Because Korea is extremely dense and that makes it easy to essentially 100% cover with cell phone service. The Grand Canyon has a vast wilderness, almost comparable to Siberia.
Whether a car sat-nav makes sense depends on the unit
A traditional Sat-Nav device (you mis-call them "GPS") has a huge amount of memory to store pre-programmed maps of your region. It also has a GPS receiver so it knows its coordinates.
However, obviously, the trend is to go to "cellular data connected" types, because they have the latest maps, do smarter routings based on collected data, and are able to adapt to live and past-pattern traffic conditions. These will be useless in many parts of the Canyon.
Increasingly, the car rental agencies are likely to hand you a loose "device" that is basically an Android tablet, and rent that to you for some outlandish price. Don't count on it being mounted, integrated, or audible in driving conditions.
It also depends on the language.
Where's your brain-trust?
"Who is your English speaker?" vs "Who is your driver"?
Because the rental-car company supplied unit will be English language, almost certainly. If only the driver speaks English well, this is a bad division of labor. The rental company's choice of device will be unfamiliar and awkward. To be clear, the person driving is not the person who should be dealing with the nav. Messing with any smart device while driving is always dangerous; but an unfamiliar or balky one is much more dangerous because of how the brain responds to unexpected behavior. Brains do not multi-task; they rapidly task-switch (badly). Unexpected behavior from a balky device makes the brain not switch back at the expected time, extending the head-down time and making you crash.
If there are 2 adults in the car, the driver should not be navigating or interacting with electronic equipment. The other person should. Which means the nav aids need to be in that person's language.
Which brings us to the ideal division of labor on a long road trip.
Driver drives. Navigator navigates. Navigator is always right.
The best division of labor on a road trip is 2 people: One person to drive and the other to navigate. The driver treats the navigator's word as absolutely correct. If the driver strongly feels otherwise, the driver pulls over safely to the side of the road and they look at the maps together and resolve it. *The driver does not badger or argue with the navigator, or make the navigator afraid to speak freely. The navigator does not give too-late or shaky/uncertain instructions; better to give a wrong instruction firmly, then at an appropriate time, a second instruction to correct the course**. Once you get the rhythm of it, it works very well.

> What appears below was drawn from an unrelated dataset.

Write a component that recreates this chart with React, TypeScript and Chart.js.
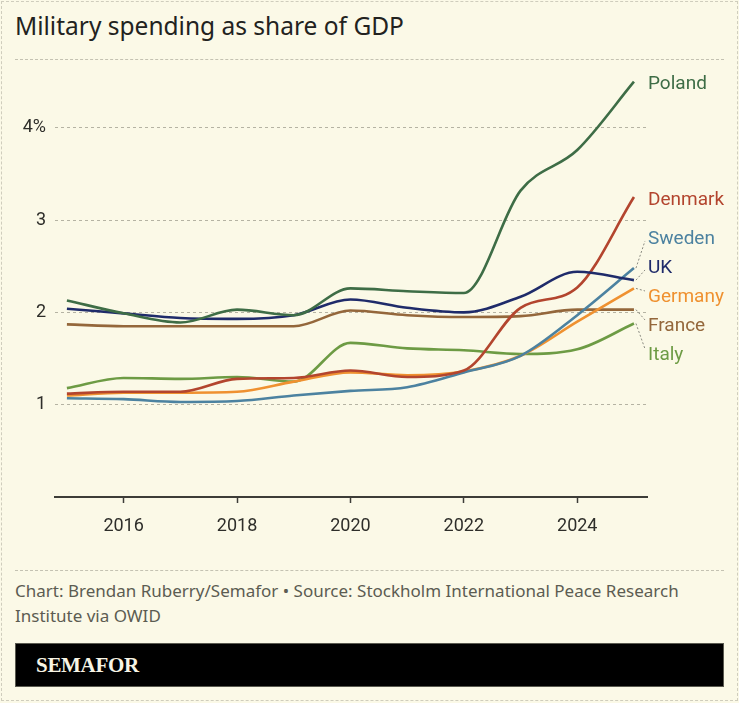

Obviously, that creates a language dependency.
A sat-nav attempts to automate the navigator's job. A human navigator is worlds better. The human might use the sat-nav as a tool, but would be better off using tools the navigator is already familiar with. I certainly would be reluctant to reserve in advance a Sat-nav the navigator has not had time to play with to see if it's a good fit.

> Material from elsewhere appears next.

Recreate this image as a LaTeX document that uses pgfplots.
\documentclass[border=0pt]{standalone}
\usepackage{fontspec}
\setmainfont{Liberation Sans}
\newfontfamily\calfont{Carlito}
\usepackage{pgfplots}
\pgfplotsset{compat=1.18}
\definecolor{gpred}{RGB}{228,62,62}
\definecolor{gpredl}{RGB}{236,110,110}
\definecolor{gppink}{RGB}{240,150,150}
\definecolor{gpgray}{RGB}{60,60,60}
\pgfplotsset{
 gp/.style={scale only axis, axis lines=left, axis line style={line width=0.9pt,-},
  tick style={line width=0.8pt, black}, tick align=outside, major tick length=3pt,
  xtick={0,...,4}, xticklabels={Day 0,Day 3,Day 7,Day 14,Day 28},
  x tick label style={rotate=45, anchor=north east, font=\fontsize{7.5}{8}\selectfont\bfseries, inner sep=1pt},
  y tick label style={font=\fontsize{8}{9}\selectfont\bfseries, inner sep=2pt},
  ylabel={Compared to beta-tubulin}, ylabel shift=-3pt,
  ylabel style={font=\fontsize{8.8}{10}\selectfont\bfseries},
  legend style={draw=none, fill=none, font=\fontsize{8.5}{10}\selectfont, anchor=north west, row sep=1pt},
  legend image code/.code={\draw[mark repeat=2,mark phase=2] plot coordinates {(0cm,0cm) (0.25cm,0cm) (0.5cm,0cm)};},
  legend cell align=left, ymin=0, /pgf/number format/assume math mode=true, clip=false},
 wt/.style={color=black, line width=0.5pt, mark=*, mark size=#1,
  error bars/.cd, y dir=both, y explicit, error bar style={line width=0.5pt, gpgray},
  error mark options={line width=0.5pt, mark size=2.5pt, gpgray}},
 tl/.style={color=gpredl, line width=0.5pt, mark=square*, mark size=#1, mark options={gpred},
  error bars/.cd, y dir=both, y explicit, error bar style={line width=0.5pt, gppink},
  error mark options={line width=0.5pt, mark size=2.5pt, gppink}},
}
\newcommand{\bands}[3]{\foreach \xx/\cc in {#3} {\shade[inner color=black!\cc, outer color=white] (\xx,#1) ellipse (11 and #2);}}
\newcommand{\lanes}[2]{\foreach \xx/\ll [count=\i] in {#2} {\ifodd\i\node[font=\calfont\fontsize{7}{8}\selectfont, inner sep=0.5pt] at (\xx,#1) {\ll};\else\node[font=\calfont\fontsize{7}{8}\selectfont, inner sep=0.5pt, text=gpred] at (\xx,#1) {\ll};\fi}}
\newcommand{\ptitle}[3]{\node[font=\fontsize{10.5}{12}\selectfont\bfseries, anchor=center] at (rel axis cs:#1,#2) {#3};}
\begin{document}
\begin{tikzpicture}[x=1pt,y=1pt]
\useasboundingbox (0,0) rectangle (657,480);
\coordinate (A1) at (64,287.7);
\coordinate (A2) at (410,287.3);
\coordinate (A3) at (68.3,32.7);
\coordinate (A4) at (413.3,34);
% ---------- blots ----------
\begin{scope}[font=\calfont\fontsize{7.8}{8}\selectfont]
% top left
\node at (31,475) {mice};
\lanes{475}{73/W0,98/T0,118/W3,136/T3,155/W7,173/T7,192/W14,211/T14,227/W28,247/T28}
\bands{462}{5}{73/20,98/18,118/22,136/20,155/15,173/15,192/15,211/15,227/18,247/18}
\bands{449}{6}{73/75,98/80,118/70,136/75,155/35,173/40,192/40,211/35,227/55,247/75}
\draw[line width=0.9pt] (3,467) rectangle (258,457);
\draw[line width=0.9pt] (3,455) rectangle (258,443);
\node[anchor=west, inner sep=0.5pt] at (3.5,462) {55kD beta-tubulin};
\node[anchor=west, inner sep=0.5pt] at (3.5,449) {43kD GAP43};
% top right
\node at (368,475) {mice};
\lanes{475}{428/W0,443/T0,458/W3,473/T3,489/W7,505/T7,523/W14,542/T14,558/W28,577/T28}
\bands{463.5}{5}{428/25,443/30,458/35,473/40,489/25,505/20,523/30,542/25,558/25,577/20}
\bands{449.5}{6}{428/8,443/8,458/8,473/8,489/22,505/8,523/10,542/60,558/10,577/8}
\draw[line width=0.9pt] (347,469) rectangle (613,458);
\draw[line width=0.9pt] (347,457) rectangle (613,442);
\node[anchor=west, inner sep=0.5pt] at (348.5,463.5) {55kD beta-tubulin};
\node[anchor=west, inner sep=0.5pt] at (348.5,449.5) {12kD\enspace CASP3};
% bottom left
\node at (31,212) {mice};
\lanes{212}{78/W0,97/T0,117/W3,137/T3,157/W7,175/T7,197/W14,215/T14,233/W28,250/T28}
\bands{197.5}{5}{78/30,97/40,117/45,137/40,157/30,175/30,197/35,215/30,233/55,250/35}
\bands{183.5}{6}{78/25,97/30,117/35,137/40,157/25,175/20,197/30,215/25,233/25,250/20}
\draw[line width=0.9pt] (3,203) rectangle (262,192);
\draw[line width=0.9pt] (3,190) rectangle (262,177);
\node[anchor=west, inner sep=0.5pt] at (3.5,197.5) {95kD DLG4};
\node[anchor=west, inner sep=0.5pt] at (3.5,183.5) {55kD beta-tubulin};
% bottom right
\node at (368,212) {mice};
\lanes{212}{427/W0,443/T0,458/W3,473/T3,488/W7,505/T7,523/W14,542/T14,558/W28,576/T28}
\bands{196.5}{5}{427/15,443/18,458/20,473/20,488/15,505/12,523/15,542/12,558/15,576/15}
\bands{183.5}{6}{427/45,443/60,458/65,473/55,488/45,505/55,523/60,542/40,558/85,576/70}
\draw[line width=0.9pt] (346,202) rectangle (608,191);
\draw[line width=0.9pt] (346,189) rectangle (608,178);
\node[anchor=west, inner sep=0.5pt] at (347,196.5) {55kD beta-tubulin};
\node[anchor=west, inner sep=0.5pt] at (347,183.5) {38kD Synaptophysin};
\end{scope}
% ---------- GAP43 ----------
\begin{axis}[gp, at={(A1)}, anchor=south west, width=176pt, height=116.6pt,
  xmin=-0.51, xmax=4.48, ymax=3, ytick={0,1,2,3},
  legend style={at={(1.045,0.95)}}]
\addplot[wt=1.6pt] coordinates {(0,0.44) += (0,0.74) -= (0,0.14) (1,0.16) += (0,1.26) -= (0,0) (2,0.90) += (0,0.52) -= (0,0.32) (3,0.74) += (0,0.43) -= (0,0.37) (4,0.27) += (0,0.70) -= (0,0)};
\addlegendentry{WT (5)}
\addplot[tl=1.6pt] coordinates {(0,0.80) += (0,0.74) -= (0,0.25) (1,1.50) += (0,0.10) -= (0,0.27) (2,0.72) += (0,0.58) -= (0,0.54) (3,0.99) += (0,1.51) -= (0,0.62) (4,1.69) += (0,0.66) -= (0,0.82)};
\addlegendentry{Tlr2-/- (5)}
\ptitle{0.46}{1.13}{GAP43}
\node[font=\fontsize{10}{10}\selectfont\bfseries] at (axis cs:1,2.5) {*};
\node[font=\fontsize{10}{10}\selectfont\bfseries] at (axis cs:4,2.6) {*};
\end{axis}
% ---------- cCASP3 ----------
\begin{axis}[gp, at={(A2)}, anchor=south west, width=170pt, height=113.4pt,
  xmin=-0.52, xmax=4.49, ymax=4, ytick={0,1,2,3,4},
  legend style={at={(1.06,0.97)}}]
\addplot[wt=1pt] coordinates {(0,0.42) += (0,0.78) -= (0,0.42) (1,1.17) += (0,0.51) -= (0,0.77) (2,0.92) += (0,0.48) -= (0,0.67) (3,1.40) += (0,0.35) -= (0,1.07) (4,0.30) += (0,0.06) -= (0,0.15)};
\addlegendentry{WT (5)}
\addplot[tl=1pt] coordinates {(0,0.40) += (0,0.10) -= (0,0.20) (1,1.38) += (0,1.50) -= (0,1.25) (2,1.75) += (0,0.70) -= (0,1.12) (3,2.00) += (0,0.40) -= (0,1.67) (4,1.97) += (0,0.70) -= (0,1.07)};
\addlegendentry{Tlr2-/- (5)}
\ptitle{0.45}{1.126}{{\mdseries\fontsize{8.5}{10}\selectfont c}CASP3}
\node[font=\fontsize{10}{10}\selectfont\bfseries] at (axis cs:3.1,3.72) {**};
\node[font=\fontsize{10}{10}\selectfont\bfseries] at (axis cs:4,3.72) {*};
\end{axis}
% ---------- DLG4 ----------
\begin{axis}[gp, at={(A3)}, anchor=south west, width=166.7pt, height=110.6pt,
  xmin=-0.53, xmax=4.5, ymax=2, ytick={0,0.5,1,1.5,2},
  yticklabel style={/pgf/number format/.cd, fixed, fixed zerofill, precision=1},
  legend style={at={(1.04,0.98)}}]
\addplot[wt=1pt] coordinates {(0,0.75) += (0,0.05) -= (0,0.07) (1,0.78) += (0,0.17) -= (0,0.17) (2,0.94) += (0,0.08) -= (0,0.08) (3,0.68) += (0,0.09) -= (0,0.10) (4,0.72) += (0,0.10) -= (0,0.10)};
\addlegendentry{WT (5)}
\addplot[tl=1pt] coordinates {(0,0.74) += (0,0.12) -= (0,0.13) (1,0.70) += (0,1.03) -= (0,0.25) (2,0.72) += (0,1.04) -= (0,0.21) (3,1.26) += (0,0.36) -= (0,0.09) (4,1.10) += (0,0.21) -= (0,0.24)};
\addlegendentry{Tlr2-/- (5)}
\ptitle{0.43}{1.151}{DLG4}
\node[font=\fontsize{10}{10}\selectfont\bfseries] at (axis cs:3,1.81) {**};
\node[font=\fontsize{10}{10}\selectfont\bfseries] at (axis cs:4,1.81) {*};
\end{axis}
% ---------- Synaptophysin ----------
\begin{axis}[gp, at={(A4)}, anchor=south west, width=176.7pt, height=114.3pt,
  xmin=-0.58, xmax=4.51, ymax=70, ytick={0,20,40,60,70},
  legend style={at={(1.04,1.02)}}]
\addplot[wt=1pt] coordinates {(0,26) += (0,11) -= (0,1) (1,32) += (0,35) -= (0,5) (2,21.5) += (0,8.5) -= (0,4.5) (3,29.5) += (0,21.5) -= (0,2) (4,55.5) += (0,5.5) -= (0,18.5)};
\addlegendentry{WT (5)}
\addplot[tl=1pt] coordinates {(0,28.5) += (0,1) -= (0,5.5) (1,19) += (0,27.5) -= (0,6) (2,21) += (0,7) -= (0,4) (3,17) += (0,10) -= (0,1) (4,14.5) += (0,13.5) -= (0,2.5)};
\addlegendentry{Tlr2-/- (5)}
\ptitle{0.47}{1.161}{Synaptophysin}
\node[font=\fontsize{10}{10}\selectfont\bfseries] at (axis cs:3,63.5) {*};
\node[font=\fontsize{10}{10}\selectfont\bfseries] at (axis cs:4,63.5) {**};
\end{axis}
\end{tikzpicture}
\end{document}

If you are the English speaking driver, I'd rather you converse with the navigator in Korean and have the navigator use a familiar tool in Korean. Google Maps is available on iOS and Android obviously, and allows pre-loading of offline maps. It keeps them in memory only for 30 days or so, so don't load them too soon or it'll delete them.

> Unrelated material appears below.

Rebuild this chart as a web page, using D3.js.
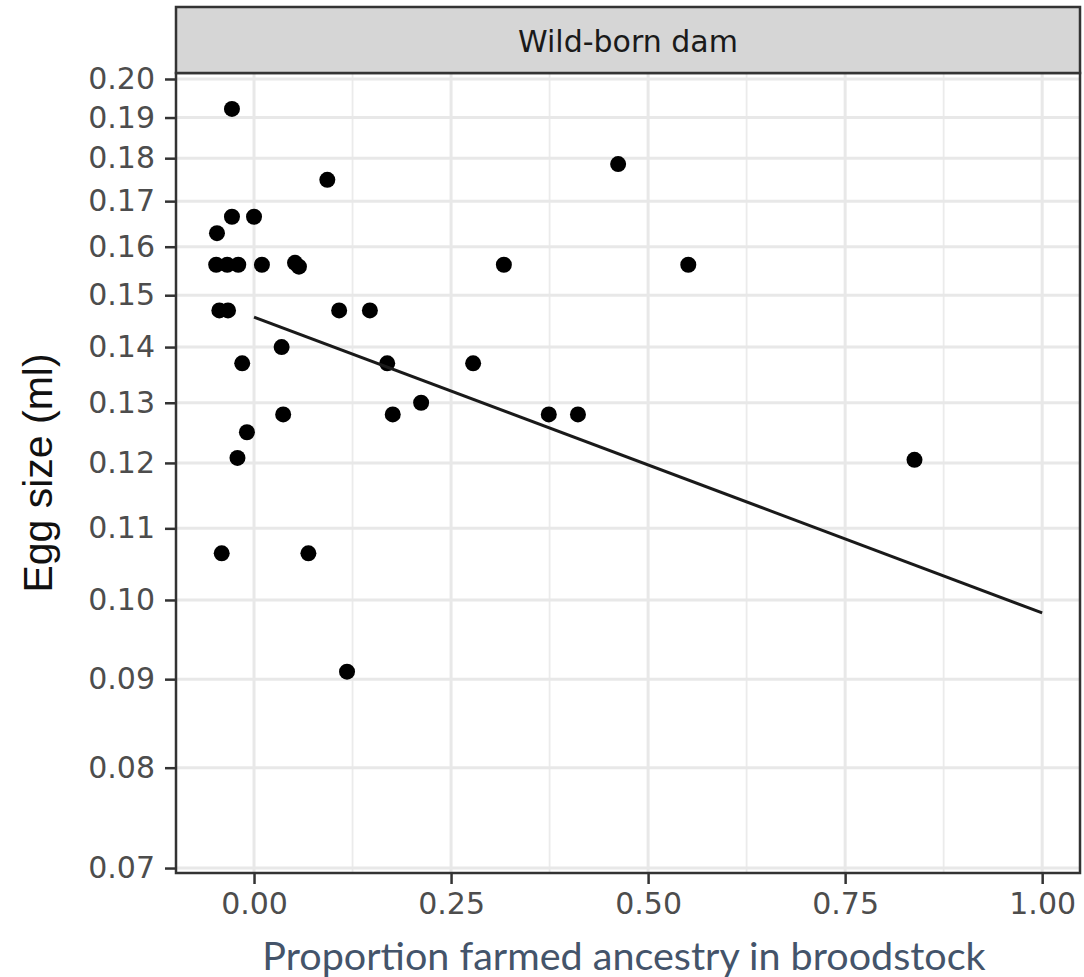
<!DOCTYPE html>
<html>
<head>
<meta charset="utf-8">
<script src="https://cdn.jsdelivr.net/npm/d3@7"></script>
<style>
  body { margin: 0; background: #fff; }
  .axis text { font-family: "DejaVu Sans", sans-serif; font-size: 30px; fill: #4d4d4d; }
  .axis line { stroke: #333; stroke-width: 2.5; }
  .axis path { display: none; }
</style>
</head>
<body>
<div id="chart-area"></div>
<script>

// SVG Size
var width = 1084,
	height = 977;

// Data
var farmedProp = [-0.028, 0.093, -0.028, 0.000, -0.047, -0.048, -0.034, -0.020, 0.010, 0.052,
	0.057, 0.317, 0.551, 0.462, -0.044, -0.033, 0.108, 0.147, 0.035, -0.015,
	0.169, 0.278, 0.212, 0.037, 0.176, 0.374, 0.411, -0.009, -0.021, 0.838,
	-0.041, 0.069, 0.118];
var eggSize = [0.1922, 0.1749, 0.1665, 0.1665, 0.1629, 0.1562, 0.1562, 0.1562, 0.1562, 0.1566,
	0.1558, 0.1562, 0.1562, 0.1786, 0.1470, 0.1470, 0.1470, 0.1470, 0.1400, 0.1370,
	0.1370, 0.1370, 0.1300, 0.1280, 0.1280, 0.1280, 0.1280, 0.1250, 0.1208, 0.1205,
	0.1064, 0.1064, 0.0909];

// fitted line (straight on the log axis)
var fitX = [0, 1];
var fitY = [0.1457, 0.0983];

var xTicks = [0, 0.25, 0.5, 0.75, 1];
var xMinor = [0.125, 0.375, 0.625, 0.875];
var yTicks = [0.07, 0.08, 0.09, 0.10, 0.11, 0.12, 0.13, 0.14, 0.15, 0.16, 0.17, 0.18, 0.19, 0.20];

var panelTitle = "Wild-born dam";

// panel box
var pLeft = 176, pRight = 1080, pTop = 73, pBottom = 873;

var data = farmedProp.map(function(d, i) {
	return { prop: d, egg: eggSize[i] };
});

var xScale = d3.scaleLinear()
	.domain([-0.099, 1.048])
	.range([pLeft, pRight]);

var yScale = d3.scaleLog()
	.domain([0.06954, 0.2016])
	.range([pBottom, pTop]);

var svg = d3.select('#chart-area')
	.append("svg")
	.attr("width", width)
	.attr("height", height);

// panel background
svg.append("rect")
	.attr("x", pLeft).attr("y", pTop)
	.attr("width", pRight - pLeft).attr("height", pBottom - pTop)
	.attr("fill", "#fff");

// grid
svg.selectAll(".grid-minor")
	.data(xMinor)
	.enter().append("line")
	.attr("class", "grid-minor")
	.attr("x1", function(d){ return xScale(d); })
	.attr("x2", function(d){ return xScale(d); })
	.attr("y1", pTop).attr("y2", pBottom)
	.attr("stroke", "#ebebeb")
	.attr("stroke-width", 1.8);

svg.selectAll(".grid-x")
	.data(xTicks)
	.enter().append("line")
	.attr("class", "grid-x")
	.attr("x1", function(d){ return xScale(d); })
	.attr("x2", function(d){ return xScale(d); })
	.attr("y1", pTop).attr("y2", pBottom)
	.attr("stroke", "#e8e8e8")
	.attr("stroke-width", 3);

svg.selectAll(".grid-y")
	.data(yTicks)
	.enter().append("line")
	.attr("class", "grid-y")
	.attr("x1", pLeft).attr("x2", pRight)
	.attr("y1", function(d){ return yScale(d); })
	.attr("y2", function(d){ return yScale(d); })
	.attr("stroke", "#e8e8e8")
	.attr("stroke-width", 3);

// points
svg.selectAll("circle")
	.data(data)
	.enter()
	.append("circle")
	.attr("cx", function(d){ return xScale(d.prop); })
	.attr("cy", function(d){ return yScale(d.egg); })
	.attr("r", 8)
	.attr("fill", "#000");

// fitted line
var line = d3.line()
	.x(function(d){ return xScale(d[0]); })
	.y(function(d){ return yScale(d[1]); });

svg.append("path")
	.datum(fitX.map(function(d, i){ return [d, fitY[i]]; }))
	.attr("d", line)
	.attr("fill", "none")
	.attr("stroke", "#1a1a1a")
	.attr("stroke-width", 3);

// panel border
svg.append("rect")
	.attr("x", pLeft).attr("y", pTop)
	.attr("width", pRight - pLeft).attr("height", pBottom - pTop)
	.attr("fill", "none")
	.attr("stroke", "#333")
	.attr("stroke-width", 2.5);

// strip
svg.append("rect")
	.attr("x", pLeft).attr("y", 7)
	.attr("width", pRight - pLeft).attr("height", pTop - 7)
	.attr("fill", "#d6d6d6")
	.attr("stroke", "#333")
	.attr("stroke-width", 2.5);

svg.append("text")
	.attr("x", (pLeft + pRight) / 2)
	.attr("y", 52)
	.attr("text-anchor", "middle")
	.attr("font-family", "DejaVu Sans, sans-serif")
	.attr("font-size", 30)
	.attr("fill", "#1a1a1a")
	.text(panelTitle);

// axes
var xAxis = d3.axisBottom(xScale)
	.tickValues(xTicks)
	.tickFormat(d3.format(".2f"))
	.tickSize(11)
	.tickPadding(9);

var yAxis = d3.axisLeft(yScale)
	.tickValues(yTicks)
	.tickFormat(d3.format(".2f"))
	.tickSize(11)
	.tickPadding(10);

svg.append("g")
	.attr("class", "axis x-axis")
	.attr("transform", "translate(0," + pBottom + ")")
	.call(xAxis);

svg.append("g")
	.attr("class", "axis y-axis")
	.attr("transform", "translate(" + pLeft + ",0)")
	.call(yAxis);

// y label
svg.append("text")
	.attr("text-anchor", "middle")
	.attr("transform", "translate(52,473) rotate(-90)")
	.attr("font-family", "Liberation Sans, Arial, sans-serif")
	.attr("font-size", 41)
	.attr("fill", "#111")
	.text("Egg size (ml)");

// x label
svg.append("text")
	.attr("text-anchor", "middle")
	.attr("x", 624)
	.attr("y", 970)
	.attr("font-family", "Lato, sans-serif")
	.attr("font-size", 39.5)
	.attr("fill", "#44546a")
	.text("Proportion farmed ancestry in broodstock");

</script>
</body>
</html>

Paper maps are your friend
Really. There is no substitute for paper maps. They are large, and present both the entire "big picture" and also the finer details.
However again, they need to be in the navigator's language. Sourcing Korean language maps of the US Grand Canyon ... in the US ... may be a challenge; get them at home.
The "Rescue Me" button
I mention this because this happens at least a couple times a year, usually in the winter. People make wrong turns (often due to sat-nav telling them to), the car has a problem, and they die out there. Every case could have been trivially solved with one piece of tech: The 406 MHz ELT. This uses the military-grade, built-for-purpose distress signal system also used by jetliners and cruise ships. Due to the high cost of the infrastructure (many satellites), there is one world system with all the major powers onboard. A handheld beacon costs about $400 (once, no annual fee) and they can also be rented. It has exactly one job. Break seal, push button, forget it, focus on survival, and 2-12 hours later, help appears. It doesn't do anything else. It works anywhere but the steepest canyons (and obviously not caves), but this time of year you should be staying out of slot canyons anyway. If you have a mind to do anything slightly adventurous, or just if you're bad at navigation, think about getting one of these.
* Example.
"Continue straight here. Do not get on the freeway."
"OK".
"At the next opportunity, do a U-turn. We do need the freeway, after all. I wasn't sure, and I called straight because it would be easier to recover."
"OK, good call."
"Get on the freeway northbound. This ramp here, follow the brown truck".